I think about this a lot when I’m painting because it’s actually what I want to achieve, creating something organic and alive on just this dead piece of paper.
Generally, those three feedbacks really helped me figure out my path.






Are there people – past or present – that really inspire and touch you?
Oh, I’m obsessed with so many amazing people from fields like fashion, art, music, etc.
In fashion there’s for example Alexander McQueen. His work wasn’t only about fashion. It was about performance, art, theater. Of course in the end you could buy a dress but the whole drama around it was something else. I love artists that go beyond the medium.

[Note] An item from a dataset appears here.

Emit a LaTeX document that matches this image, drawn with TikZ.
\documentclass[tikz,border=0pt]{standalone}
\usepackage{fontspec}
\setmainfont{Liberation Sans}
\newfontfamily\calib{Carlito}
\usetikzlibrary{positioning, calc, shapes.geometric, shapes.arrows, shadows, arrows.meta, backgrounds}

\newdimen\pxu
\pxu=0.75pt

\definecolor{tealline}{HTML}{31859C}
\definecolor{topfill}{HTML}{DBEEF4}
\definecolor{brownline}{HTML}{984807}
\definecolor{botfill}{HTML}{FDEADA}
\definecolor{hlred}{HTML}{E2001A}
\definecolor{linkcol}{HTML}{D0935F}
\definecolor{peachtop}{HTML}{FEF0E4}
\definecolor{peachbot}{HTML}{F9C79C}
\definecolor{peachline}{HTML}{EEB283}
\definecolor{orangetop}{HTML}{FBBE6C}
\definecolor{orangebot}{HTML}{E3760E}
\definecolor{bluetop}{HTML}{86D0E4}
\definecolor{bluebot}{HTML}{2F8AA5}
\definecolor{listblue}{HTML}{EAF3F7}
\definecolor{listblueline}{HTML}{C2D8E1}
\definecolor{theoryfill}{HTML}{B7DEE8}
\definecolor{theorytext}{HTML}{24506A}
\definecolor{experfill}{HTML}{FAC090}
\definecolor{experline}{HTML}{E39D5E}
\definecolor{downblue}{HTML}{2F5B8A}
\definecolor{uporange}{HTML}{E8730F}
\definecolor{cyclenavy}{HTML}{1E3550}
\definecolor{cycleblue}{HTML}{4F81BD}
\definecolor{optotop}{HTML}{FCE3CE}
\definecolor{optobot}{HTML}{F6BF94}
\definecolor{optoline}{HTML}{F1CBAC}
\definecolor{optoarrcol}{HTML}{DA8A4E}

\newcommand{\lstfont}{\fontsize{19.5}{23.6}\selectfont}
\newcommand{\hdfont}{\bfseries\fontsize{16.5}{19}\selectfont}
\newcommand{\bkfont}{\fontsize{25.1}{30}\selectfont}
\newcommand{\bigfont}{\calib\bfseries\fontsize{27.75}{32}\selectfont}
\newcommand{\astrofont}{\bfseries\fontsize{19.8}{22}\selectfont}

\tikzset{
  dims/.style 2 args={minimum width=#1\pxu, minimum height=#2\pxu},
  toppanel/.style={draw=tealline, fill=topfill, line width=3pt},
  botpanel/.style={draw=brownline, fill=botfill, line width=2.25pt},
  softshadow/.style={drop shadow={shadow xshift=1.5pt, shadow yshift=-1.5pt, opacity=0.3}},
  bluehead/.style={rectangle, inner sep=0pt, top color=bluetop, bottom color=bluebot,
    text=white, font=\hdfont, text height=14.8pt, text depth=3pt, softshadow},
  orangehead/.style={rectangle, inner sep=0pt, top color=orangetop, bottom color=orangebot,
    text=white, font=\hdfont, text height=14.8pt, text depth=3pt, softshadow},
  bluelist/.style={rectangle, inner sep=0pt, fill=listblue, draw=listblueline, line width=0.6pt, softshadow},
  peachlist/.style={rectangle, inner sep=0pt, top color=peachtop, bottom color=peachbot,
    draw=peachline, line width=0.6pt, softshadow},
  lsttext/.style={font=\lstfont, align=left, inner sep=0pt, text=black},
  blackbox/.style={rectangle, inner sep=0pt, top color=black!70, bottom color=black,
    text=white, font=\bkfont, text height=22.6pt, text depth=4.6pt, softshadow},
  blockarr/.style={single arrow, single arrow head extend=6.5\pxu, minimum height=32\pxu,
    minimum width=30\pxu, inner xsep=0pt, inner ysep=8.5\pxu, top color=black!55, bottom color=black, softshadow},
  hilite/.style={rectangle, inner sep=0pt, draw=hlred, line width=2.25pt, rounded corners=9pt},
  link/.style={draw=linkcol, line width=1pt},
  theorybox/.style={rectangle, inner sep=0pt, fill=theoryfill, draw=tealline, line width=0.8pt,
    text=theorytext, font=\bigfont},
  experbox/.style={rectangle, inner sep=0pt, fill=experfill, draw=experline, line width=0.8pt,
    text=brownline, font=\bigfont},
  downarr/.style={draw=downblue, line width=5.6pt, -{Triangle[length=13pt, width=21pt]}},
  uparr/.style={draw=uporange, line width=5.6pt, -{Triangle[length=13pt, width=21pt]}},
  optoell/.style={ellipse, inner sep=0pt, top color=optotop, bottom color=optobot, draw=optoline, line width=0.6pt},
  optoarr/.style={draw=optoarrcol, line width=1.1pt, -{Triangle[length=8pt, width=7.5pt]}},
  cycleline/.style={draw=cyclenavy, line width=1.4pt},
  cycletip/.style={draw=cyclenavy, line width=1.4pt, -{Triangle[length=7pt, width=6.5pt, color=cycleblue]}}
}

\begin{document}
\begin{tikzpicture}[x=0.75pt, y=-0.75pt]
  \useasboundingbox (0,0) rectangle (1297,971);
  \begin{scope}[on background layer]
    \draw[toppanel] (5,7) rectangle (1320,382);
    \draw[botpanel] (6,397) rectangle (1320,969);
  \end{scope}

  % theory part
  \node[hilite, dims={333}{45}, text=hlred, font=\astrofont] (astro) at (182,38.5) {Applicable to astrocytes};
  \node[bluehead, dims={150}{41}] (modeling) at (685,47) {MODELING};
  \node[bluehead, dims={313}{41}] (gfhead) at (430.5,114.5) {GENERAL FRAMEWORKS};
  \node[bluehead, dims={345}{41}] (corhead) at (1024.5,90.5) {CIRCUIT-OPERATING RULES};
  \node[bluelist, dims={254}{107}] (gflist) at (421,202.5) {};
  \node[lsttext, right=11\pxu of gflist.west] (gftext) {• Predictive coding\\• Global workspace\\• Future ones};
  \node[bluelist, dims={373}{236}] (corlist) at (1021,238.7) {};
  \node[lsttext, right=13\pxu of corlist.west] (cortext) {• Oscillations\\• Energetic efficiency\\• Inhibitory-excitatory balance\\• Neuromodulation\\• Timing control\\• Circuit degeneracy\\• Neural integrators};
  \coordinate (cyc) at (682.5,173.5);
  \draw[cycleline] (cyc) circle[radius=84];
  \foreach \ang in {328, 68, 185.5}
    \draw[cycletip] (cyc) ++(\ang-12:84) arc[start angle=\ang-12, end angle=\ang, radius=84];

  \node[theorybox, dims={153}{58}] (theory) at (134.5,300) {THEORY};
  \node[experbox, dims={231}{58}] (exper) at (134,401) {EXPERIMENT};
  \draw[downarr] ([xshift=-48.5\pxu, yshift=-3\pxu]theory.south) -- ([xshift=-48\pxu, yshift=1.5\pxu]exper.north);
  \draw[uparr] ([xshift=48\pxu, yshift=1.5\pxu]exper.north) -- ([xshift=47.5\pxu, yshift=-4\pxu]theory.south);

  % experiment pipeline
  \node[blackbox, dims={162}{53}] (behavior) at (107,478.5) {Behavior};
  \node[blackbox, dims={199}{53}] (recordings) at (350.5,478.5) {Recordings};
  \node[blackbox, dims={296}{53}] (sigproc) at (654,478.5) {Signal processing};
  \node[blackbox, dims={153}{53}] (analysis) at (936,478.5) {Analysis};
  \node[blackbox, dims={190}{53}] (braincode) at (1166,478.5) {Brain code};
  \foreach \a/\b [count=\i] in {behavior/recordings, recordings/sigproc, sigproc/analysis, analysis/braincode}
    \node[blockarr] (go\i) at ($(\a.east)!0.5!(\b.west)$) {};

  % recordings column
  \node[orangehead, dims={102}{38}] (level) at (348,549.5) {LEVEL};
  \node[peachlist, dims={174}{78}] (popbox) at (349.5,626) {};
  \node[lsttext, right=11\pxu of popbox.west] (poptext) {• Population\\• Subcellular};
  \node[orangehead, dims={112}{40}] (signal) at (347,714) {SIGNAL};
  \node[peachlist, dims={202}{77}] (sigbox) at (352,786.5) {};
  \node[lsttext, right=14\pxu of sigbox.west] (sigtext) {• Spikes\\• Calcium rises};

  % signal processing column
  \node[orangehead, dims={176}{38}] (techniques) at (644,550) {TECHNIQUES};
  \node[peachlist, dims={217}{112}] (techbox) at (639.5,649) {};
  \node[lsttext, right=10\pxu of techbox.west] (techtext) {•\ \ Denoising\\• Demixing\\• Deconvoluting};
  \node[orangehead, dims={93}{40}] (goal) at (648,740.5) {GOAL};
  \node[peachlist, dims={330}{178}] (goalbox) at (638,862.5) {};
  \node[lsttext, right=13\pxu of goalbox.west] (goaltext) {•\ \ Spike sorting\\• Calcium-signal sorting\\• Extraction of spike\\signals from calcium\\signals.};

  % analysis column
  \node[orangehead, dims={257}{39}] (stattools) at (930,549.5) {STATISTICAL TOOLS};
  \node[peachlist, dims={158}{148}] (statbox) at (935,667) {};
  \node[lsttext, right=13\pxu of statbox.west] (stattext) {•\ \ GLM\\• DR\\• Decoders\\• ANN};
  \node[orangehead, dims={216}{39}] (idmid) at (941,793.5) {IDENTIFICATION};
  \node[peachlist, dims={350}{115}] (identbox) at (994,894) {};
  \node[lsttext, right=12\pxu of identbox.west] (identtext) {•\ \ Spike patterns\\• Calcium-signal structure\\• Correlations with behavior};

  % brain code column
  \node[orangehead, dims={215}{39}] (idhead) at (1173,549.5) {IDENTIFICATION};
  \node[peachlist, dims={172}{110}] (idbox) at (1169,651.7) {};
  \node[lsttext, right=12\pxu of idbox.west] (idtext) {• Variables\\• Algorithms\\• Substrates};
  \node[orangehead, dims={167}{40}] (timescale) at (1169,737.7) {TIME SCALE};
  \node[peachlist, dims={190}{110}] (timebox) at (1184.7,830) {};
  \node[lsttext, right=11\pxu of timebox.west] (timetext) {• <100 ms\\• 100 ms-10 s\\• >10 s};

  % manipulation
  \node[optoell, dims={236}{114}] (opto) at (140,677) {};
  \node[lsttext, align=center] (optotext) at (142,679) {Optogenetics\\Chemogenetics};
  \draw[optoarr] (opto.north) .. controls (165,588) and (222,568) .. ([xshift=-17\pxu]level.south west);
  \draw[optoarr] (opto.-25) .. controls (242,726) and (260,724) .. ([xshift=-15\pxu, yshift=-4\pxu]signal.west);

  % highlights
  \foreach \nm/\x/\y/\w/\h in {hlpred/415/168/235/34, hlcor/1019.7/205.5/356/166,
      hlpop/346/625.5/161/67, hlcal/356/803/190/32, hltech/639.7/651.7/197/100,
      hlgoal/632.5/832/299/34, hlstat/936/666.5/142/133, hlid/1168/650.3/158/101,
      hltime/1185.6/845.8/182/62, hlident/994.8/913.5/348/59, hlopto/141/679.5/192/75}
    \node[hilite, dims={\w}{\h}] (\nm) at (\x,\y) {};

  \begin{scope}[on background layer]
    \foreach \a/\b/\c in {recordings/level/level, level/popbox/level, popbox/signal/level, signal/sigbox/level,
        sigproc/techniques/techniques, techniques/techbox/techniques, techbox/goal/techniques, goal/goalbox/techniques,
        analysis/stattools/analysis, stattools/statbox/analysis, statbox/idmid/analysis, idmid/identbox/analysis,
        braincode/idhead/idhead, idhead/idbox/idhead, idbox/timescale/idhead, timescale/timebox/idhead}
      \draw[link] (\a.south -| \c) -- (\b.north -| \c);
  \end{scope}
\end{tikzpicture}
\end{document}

Other fashion inspirations are for example Margiela, Yamamoto, Kawakubo.
In terms of painting there’s contemporary painters as well as older ones. I like architecture.
Generally I think we’re living in a world that is so rich, and being able to grab what you relate to and melting all those things together is one of the most beautiful things that you can do.
That’s such a nice thought. I have the feeling that today many people think there is not really anything new to create.
Honestly I’m convinced that we are living in this illusion that at some point artists invented stuff. I think people like Margiela, McQueen or Dali didn’t invent anything, they just mixed stuff in their own way.
For me that means two things. You need to know where to look and you need to find your own way of mixing.
But for that you need to dig, you need to do the work. We’re living in a world where everything is so accessible that people don’t make the effort of going deep anymore.
That’s where the feeling of there is nothing new comes from. We live in this abundance where everything is on the table but we are not grabbing it. We think we don’t need to know because it is so accessible. We think if we ever need it we can just take it then. The truth is you will never reach it. This digging is the way to make your own stuff and that’s why for me collecting images is so important. It’s about entertaining this curiosity and finding pieces of the puzzle because again, we don’t invent, we just transform.